The experiments have been performed successfully and have contributed to demonstrating the feasibility and the robustness of most of the passive safety systems under investigation. They have provided a valuable bank of publicly available experimental data about different phenomena and aspects related to:

• Efficiency of pool immersed heat exchangers operating at low pressure (IPSS, POOLTHY, TEPSS).

• Efficiency of condensers with various geometrical tube arrangements for different steam/gas mixtures (IPSS, INCON, CONGA, POOLTHY).

•Behaviour of containment plate condensers (IPSS, INCON).

• Performance of gravity-driven safety injection systems (APSI, TEPSS).

• Performance of single-stage steam injector systems (SYNTHESIS)

• Performance of different types of passive initiators (IPSS).

• Heat transfer degradation due to the deposit of aerosols on the inside (TEPSS) and outside (CONGA) surfaces of heat exchanger tubes.

• Behaviour of aerosols in large water pools (CONGA).

• Natural circulation within a flooded spreading compartment (POOLTHY).

• 3D power distribution under static and dynamic conditions (BWRCA).

The results of some of these projects have been taken into account by the different vendors in the designs of some systems (eg emergency and building condensers of the SWR-1000, isolation condenser and passive containment cooler of the ESBWR) while the data banks have contributed to validate some numerical models in the existing thermal-hydraulic lumped parameter codes (some of them developed 20 years ago).
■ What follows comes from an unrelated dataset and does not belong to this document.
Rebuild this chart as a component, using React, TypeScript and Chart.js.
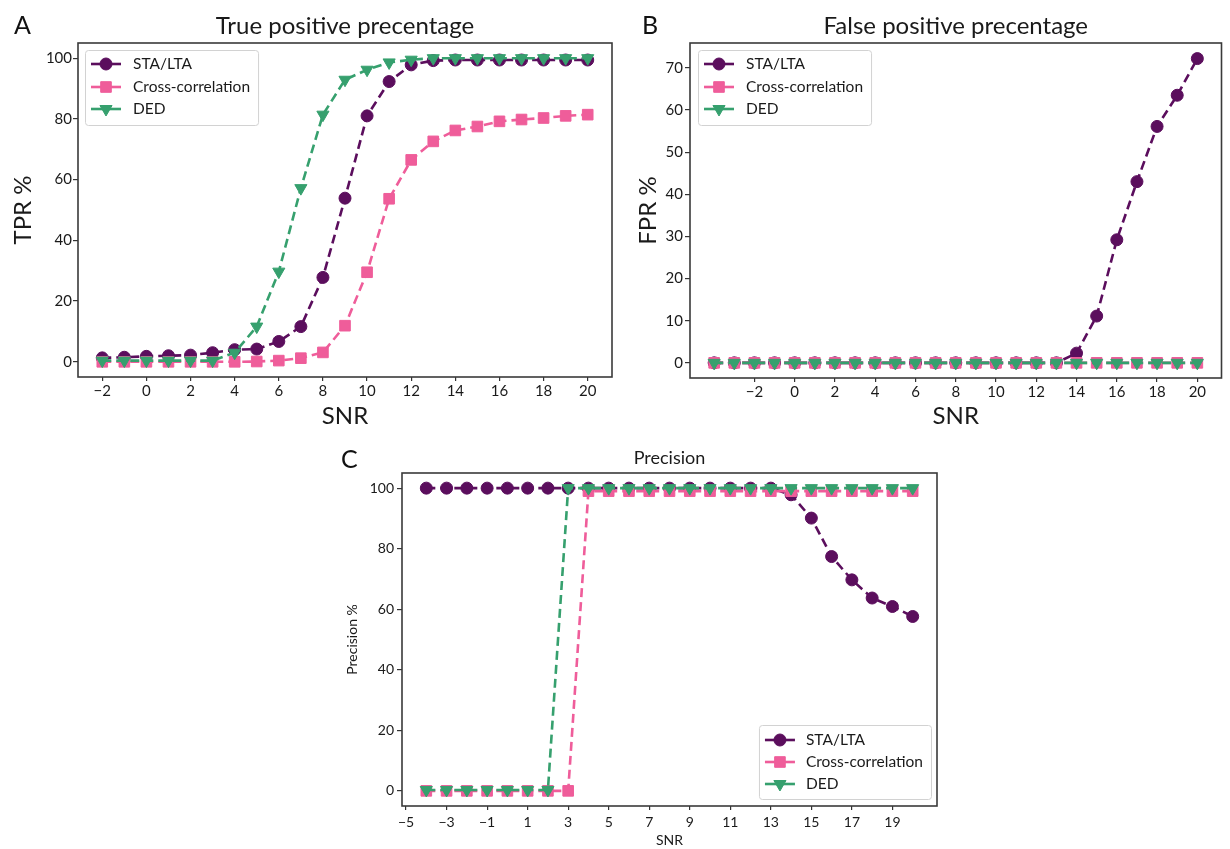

More research is needed to address properly the numerical simulation of many of the above mentioned phenomena.

The rest of the projects of the INNO cluster have provided valuable and strategic recommendations on issues such as: an R&D database on safety-related innovative nuclear reactor technology (SINTER) using an interactive telecommunication platform; industrial R&D needs for next generation reactors (MICA); and the potential of gas cooled high temperature ractors (INNOHTR).

THE NEXT PROGRAMME

The Fifth EURATOM framework programme, 1998-2002, is aimed at improving both the competitiveness and the public acceptance of the nuclear option. In this programme the field of interest will encompass more and more the human and organisational aspects of safety culture.

  The emphasis in this series will be on practical aspects of operational safety (in particular the man-machine interface and organisational factors). This will be considered in close relation with current pressures on the industry including market deregulation, new international agreements, public and political pressure, and the reduction of research budgets.